Não vou aqui entrar no mérito da necessidade ou não das vistorias. O que merece atenção é o fato de que a assistência estudantil está sendo utilizada como instrumento de chantagem. Ela deixa de ser um direito e passa a ser uma concessão: só receberá o auxílio aquele que estiver de acordo com as medidas administrativas da Reitoria. Conforme o artigo 5º da Constituição que citei, trata-se, obviamente, de uma ilegalidade.
As consequências de um ato como este são imprevisíveis. Se a assistência estudantil está condicionada a uma decisão administrativa, o que garantirá que seu corte não servirá para a perseguição política? O que impedirá que surjam novos pretextos para a suspensão de bolsas, com o fim de diminuir os “gastos” sociais?
A cláusula inventada pela PRAPE dá mais poderes para que uma instituição ligada ao Estado dite seus interesses sobre os estudantes. É um golpe contra a auto-organização dos discentes, um golpe contra o movimento estudantil.
Medidas como esta servem apenas para acorrentar os alunos aos interesses neoliberais da Reitoria. Por isso, meu espanto com uma coordenação que defenda este tipo de medida.
A propaganda neoliberal é muito intensa em toda a sociedade. A todo momento, aparecem ideias como a de que “o povo sofre porque é corrupto”, de que “morador de favela é tudo bandido”, de que “a Previdência social é muito cara” etc. Por isso, a ideologia neoliberal acaba se infiltrando mesmo onde deveria ser rechaçada.

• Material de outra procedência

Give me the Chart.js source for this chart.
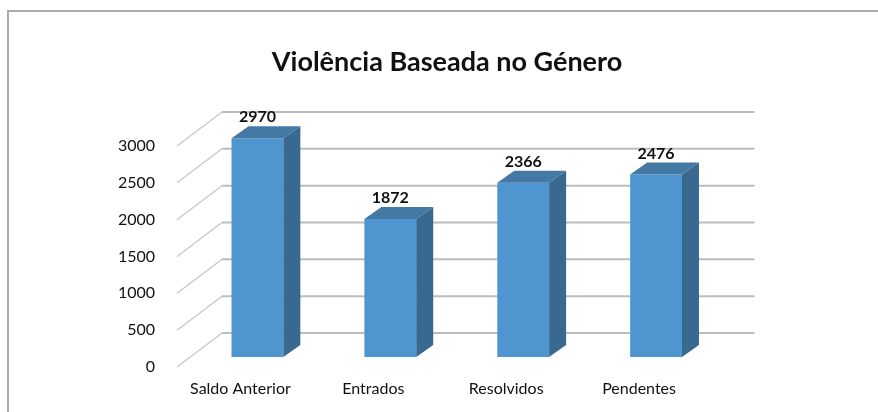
<!DOCTYPE html>
<html>
<head>
<meta charset="utf-8">
<script src="https://cdn.jsdelivr.net/npm/chart.js@4.4.0/dist/chart.umd.min.js"></script>
<style>
  html, body { margin: 0; padding: 0; background: #fff; }
  #wrap { width: 878px; height: 412px; position: relative; }
</style>
</head>
<body>
<div id="wrap"><canvas id="bar-chart-3d"></canvas></div>
<script>
var categorias = ["Saldo Anterior", "Entrados", "Resolvidos", "Pendentes"];
var valores = [2970, 1872, 2366, 2476];
var escalaY = { min: 0, max: 3000, passo: 500 };

var fonte = "Lato, 'Open Sans', sans-serif";
var corFrente = "#4f95d0";
var corLado = "#39698f";
var corTopo = "#4379a3";

// profundidade das barras e da parede de fundo
var prof = { dx: 17, dy: -12 };

var moldura = {
    id: 'moldura',
    beforeDraw: function(chart) {
        var ctx = chart.ctx;
        ctx.save();
        ctx.strokeStyle = "#aaaaaa";
        ctx.lineWidth = 2;
        ctx.beginPath();
        ctx.moveTo(8, chart.height);
        ctx.lineTo(8, 11);
        ctx.lineTo(chart.width, 11);
        ctx.stroke();
        ctx.restore();
    }
};

var barras3d = {
    id: 'barras3d',
    beforeDatasetsDraw: function(chart) {
        var ctx = chart.ctx;
        var y = chart.scales.y;
        var a = chart.chartArea;
        ctx.save();
        y.ticks.forEach(function(t) {
            var py = y.getPixelForValue(t.value);
            // linha da parede de fundo
            ctx.strokeStyle = "#bcbcbc";
            ctx.lineWidth = 2;
            ctx.beginPath();
            ctx.moveTo(a.left + 31, py - 24);
            ctx.lineTo(a.right + 32, py - 24);
            ctx.stroke();
            // diagonal da parede lateral
            ctx.strokeStyle = "#c6c6c6";
            ctx.lineWidth = 1.2;
            ctx.beginPath();
            ctx.moveTo(a.left - 14, py + 10);
            ctx.lineTo(a.left + 31, py - 24);
            ctx.stroke();
        });
        ctx.restore();
    },
    afterDatasetsDraw: function(chart) {
        var ctx = chart.ctx;
        var meta = chart.getDatasetMeta(0);
        ctx.save();
        meta.data.forEach(function(b, i) {
            var l = b.x - b.width / 2, r = b.x + b.width / 2;
            var t = b.y, base = b.base;
            // lado
            ctx.fillStyle = corLado;
            ctx.beginPath();
            ctx.moveTo(r, t);
            ctx.lineTo(r + prof.dx, t + prof.dy);
            ctx.lineTo(r + prof.dx, base + prof.dy);
            ctx.lineTo(r, base);
            ctx.closePath();
            ctx.fill();
            // topo
            ctx.fillStyle = corTopo;
            ctx.beginPath();
            ctx.moveTo(l, t);
            ctx.lineTo(l + prof.dx, t + prof.dy);
            ctx.lineTo(r + prof.dx, t + prof.dy);
            ctx.lineTo(r, t);
            ctx.closePath();
            ctx.fill();
            // valor
            ctx.fillStyle = "#111";
            ctx.font = "bold 16px " + fonte;
            ctx.textAlign = "center";
            ctx.textBaseline = "bottom";
            ctx.fillText(valores[i], b.x, t + prof.dy - 1);
        });
        ctx.restore();
    }
};

new Chart(document.getElementById("bar-chart-3d"), {
    type: 'bar',
    data: {
        labels: categorias,
        datasets: [{
            data: valores,
            backgroundColor: corFrente,
            borderWidth: 0,
            barPercentage: 0.39,
            categoryPercentage: 1
        }]
    },
    options: {
        responsive: true,
        maintainAspectRatio: false,
        animation: false,
        layout: { padding: { left: 16, right: 0, top: 0, bottom: 0 } },
        plugins: {
            legend: { display: false },
            tooltip: { enabled: false },
            title: {
                display: true,
                text: 'Violência Baseada no Género',
                color: '#111',
                font: { family: fonte, size: 27, weight: 'bold' },
                padding: { top: 46, bottom: 57.6 }
            }
        },
        scales: {
            x: {
                grid: { display: false, drawTicks: false },
                border: { display: false },
                ticks: {
                    color: '#111',
                    font: { family: fonte, size: 16 },
                    padding: 22,
                    labelOffset: -17
                },
                afterFit: function(scale) { scale.height = 55; }
            },
            y: {
                min: escalaY.min,
                max: escalaY.max,
                grid: { display: false, drawTicks: false },
                border: { display: false },
                ticks: {
                    stepSize: escalaY.passo,
                    color: '#111',
                    font: { family: fonte, size: 16 },
                    padding: 36,
                    labelOffset: 10,
                    callback: function(v) { return String(v); }
                },
                afterFit: function(scale) { scale.width = 175; }
            },
            // margem direita, so para deixar o titulo centrado na moldura
            margem: {
                type: 'linear',
                position: 'right',
                grid: { display: false, drawTicks: false },
                border: { display: false },
                ticks: { display: false },
                afterFit: function(scale) { scale.width = 155.5; }
            }
        }
    },
    plugins: [moldura, barras3d]
});
</script>
</body>
</html>
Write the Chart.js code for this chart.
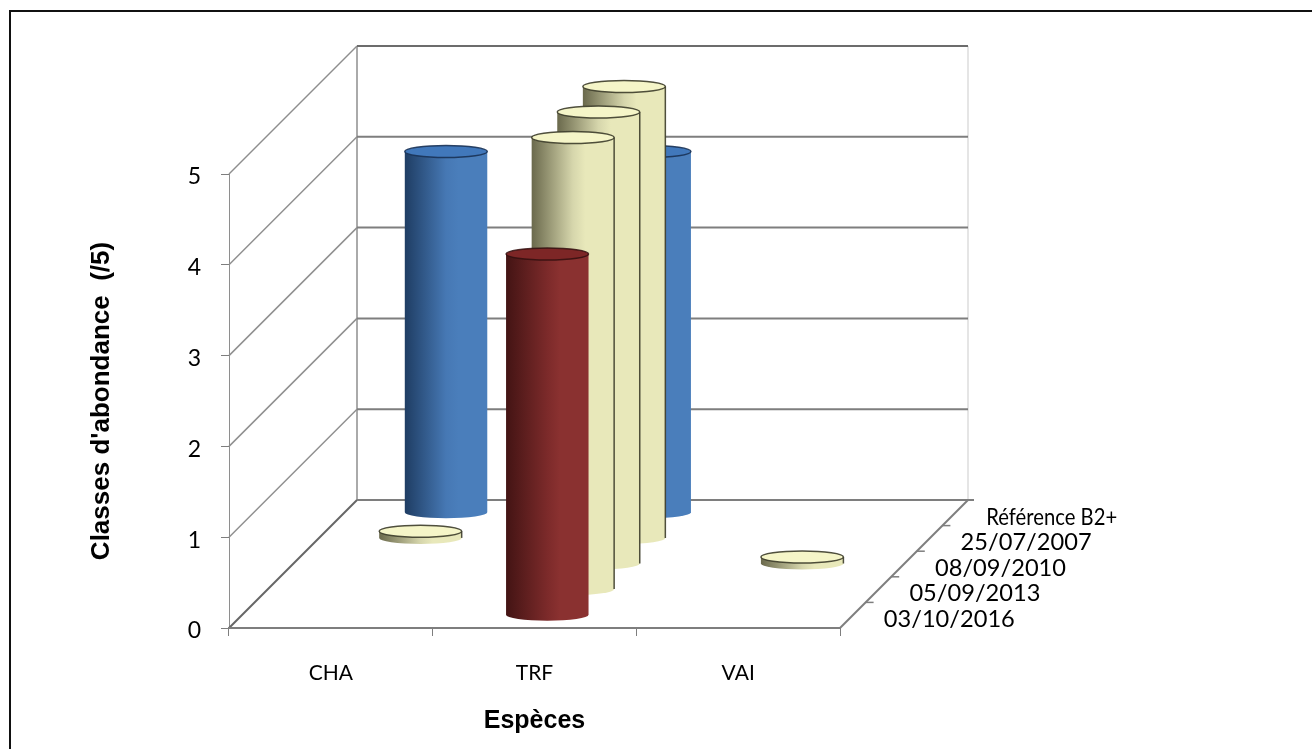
<!DOCTYPE html>
<html>
<head>
<meta charset="utf-8">
<title>Classes d'abondance</title>
<script src="https://cdn.jsdelivr.net/npm/chart.js@4"></script>
<style>
  html, body { margin: 0; padding: 0; background: #fff; overflow: hidden; }
  #cadre { position: absolute; left: 9px; top: 10px; right: 0; bottom: 0; border-left: 2px solid #111; border-top: 2px solid #111; }
  canvas { display: block; position: absolute; left: 0; top: 0; filter: blur(0.7px); }
</style>
</head>
<body>
<canvas id="chart" width="1312" height="749"></canvas>
<div id="cadre"></div>
<script>
// Données
const especes = ['CHA', 'TRF', 'VAI'];
const dates = ['03/10/2016', '05/09/2013', '08/09/2010', '25/07/2007', 'Référence B2+'];
const valeurs2016 = [null, 4, null];
const valeurs2013 = [null, 5, null];
const valeurs2010 = [null, 5, 0.1];
const valeurs2007 = [0.1, 5, null];
const valeursRef = [4, 4, null];
const ticksY = [0, 1, 2, 3, 4, 5];

// Styles des cylindres : sombre, milieu, clair, dessus, contour
const CREME = { dark: '#6a694c', mid: '#d6d6ac', light: '#e8e8ba', top: '#f5f5c8', line: 'rgba(60,60,42,.9)', sides: true };
const STYLES = [
  { dark: '#431414', mid: '#7c2a2a', light: '#8a3130', top: '#7d2626', line: 'rgba(50,15,15,.85)', sides: false },
  CREME,
  CREME,
  CREME,
  { dark: '#1f3d63', mid: '#4678b4', light: '#4a7ebb', top: '#4178bb', line: 'rgba(25,50,85,.9)', sides: false }
];

const DEPTH = 128;          // profondeur du plancher en pixels
const STEP = DEPTH / dates.length;
const RY = 6;               // demi-hauteur des ellipses
const TOP_INSET = 2;        // le dessus du cylindre est un peu sous la valeur
const GRID = '#7e7e7e';
const LABEL_MAX = 131;      // largeur des libellés de profondeur

function drawCylinder(ctx, cx, base, top, rx, st) {
  const grad = ctx.createLinearGradient(cx - rx, 0, cx + rx, 0);
  grad.addColorStop(0, st.dark);
  grad.addColorStop(0.5, st.mid);
  grad.addColorStop(0.65, st.light);
  grad.addColorStop(1, st.light);

  ctx.beginPath();
  ctx.moveTo(cx - rx, top);
  ctx.lineTo(cx - rx, base);
  ctx.ellipse(cx, base, rx, RY, 0, Math.PI, 0, true);
  ctx.lineTo(cx + rx, top);
  ctx.closePath();
  ctx.fillStyle = grad;
  ctx.fill();

  if (st.sides) {
    ctx.strokeStyle = st.line;
    ctx.lineWidth = 1.5;
    ctx.beginPath();
    ctx.moveTo(cx + rx, top);
    ctx.lineTo(cx + rx, base);
    ctx.stroke();
  }

  ctx.beginPath();
  ctx.ellipse(cx, top, rx, RY, 0, 0, Math.PI * 2);
  ctx.fillStyle = st.top;
  ctx.fill();
  ctx.strokeStyle = st.line;
  ctx.lineWidth = 1.5;
  ctx.stroke();
}

// Contrôleur : une barre dessinée en cylindre, décalée selon sa série
class CylinderController extends Chart.BarController {
  draw() {
    const ctx = this.chart.ctx;
    const shift = (this.index + 0.5) * STEP;
    const st = STYLES[this.index];
    this.getMeta().data.forEach((bar, i) => {
      const v = this.getDataset().data[i];
      if (v === null) return;
      drawCylinder(ctx, bar.x + shift, bar.base - shift, bar.y - shift + TOP_INSET, bar.width / 2, st);
    });
  }
}
CylinderController.id = 'cylinder';
CylinderController.defaults = Chart.BarController.defaults;
CylinderController.overrides = Chart.BarController.overrides;
Chart.register(CylinderController);

// Parois du fond et axe de profondeur
const walls = {
  id: 'walls',
  beforeDraw(chart) {
    const ctx = chart.ctx;
    ctx.save();
    ctx.fillStyle = '#fff';
    ctx.fillRect(0, 0, chart.width, chart.height);
    ctx.restore();
  },
  beforeDatasetsDraw(chart) {
    const { ctx, scales: { x, y } } = chart;
    const line = (x0, y0, x1, y1, color, w) => {
      ctx.strokeStyle = color;
      ctx.lineWidth = w;
      ctx.beginPath();
      ctx.moveTo(x0, y0);
      ctx.lineTo(x1, y1);
      ctx.stroke();
    };
    ctx.save();
    const y0 = y.getPixelForValue(0);
    const y5 = y.getPixelForValue(5);
    line(x.right + DEPTH, y5 - DEPTH, x.right + DEPTH, y0 - DEPTH, '#dcdcdc', 1.5);
    line(x.left + DEPTH, y5 - DEPTH, x.left + DEPTH, y0 - DEPTH, '#8e8e8e', 1.5);
    ticksY.forEach(t => {
      const py = y.getPixelForValue(t);
      line(x.left, py, x.left + DEPTH, py - DEPTH, t === 0 ? '#666' : '#8e8e8e', t === 0 ? 2 : 1.5);
      line(x.left + DEPTH, py - DEPTH, x.right + DEPTH + (t === 0 ? 6 : 0), py - DEPTH, t === 5 ? '#6c6c6c' : GRID, 2);
    });
    line(x.right, y0, x.right + DEPTH, y0 - DEPTH, GRID, 2);
    line(x.left - 1, y0, x.right, y0, GRID, 2);

    dates.forEach((d, i) => {
      const s = (i + 1) * STEP;
      if (i < dates.length - 1) line(x.right + s, y0 - s, x.right + s + 8, y0 - s, GRID, 1.5);
      const c = (i + 0.5) * STEP;
      ctx.fillStyle = '#000';
      ctx.font = '24px Lato';
      ctx.textAlign = 'left';
      ctx.textBaseline = 'middle';
      ctx.fillText(d, x.right + c + 31, y0 - c + 4, LABEL_MAX);
    });
    ctx.restore();
  }
};

const datasets = [valeurs2016, valeurs2013, valeurs2010, valeurs2007, valeursRef].map((data, i) => ({
  label: dates[i],
  data: data,
  grouped: false,
  clip: false,
  categoryPercentage: 1,
  barPercentage: 0.405,
  backgroundColor: STYLES[i].light
}));

new Chart(document.getElementById('chart'), {
  type: 'cylinder',
  data: { labels: especes, datasets: datasets },
  plugins: [walls],
  options: {
    responsive: false,
    animation: false,
    layout: { padding: { left: 84, right: 472, top: 174, bottom: 10 } },
    plugins: { legend: { display: false }, title: { display: false }, tooltip: { enabled: false } },
    scales: {
      x: {
        type: 'category',
        afterFit: scale => { scale.height = 111; },
        grid: { drawOnChartArea: false, tickLength: 8, color: GRID, offset: true },
        border: { color: GRID, width: 1 },
        ticks: { color: '#000', font: { family: 'Lato', size: 21 }, padding: 25, maxRotation: 0 },
        title: {
          display: true,
          text: 'Espèces',
          color: '#000',
          font: { family: 'Liberation Sans', size: 25, weight: 'bold' },
          padding: { top: 4, bottom: 3 }
        }
      },
      y: {
        type: 'linear',
        min: 0,
        max: 5,
        afterFit: scale => { scale.width = 145; },
        grid: { drawOnChartArea: false, tickLength: 8, color: GRID },
        border: { color: '#8e8e8e', width: 1 },
        ticks: { stepSize: 1, color: '#000', font: { family: 'Lato', size: 23 }, padding: 20, labelOffset: 3 },
        title: {
          display: true,
          text: "Classes d'abondance  (/5)",
          color: '#000',
          font: { family: 'Liberation Sans', size: 26, weight: 'bold' },
          padding: { top: 2, bottom: 4 }
        }
      }
    }
  }
});
</script>
</body>
</html>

Todos os integrantes da coordenação da RUMF são estudantes e, portanto, mais que bem-vindos em uma luta contra o parasitismo neoliberal que destrói os direitos sociais dos discentes. No entanto, é preciso que aqueles que se colocaram na tarefa de coordenar a RUMF reflitam sobre a função que desempenham. Se a coordenação considera legítimo que a Reitoria imponha suas decisões sobre os estudantes, ela está atuando como uma correia de transmissão da política neoliberal dentro da UFPB. Ela não está representando os estudantes, mas sim os interesses daqueles que impedem que os alunos tenham suas reivindicações atendidas.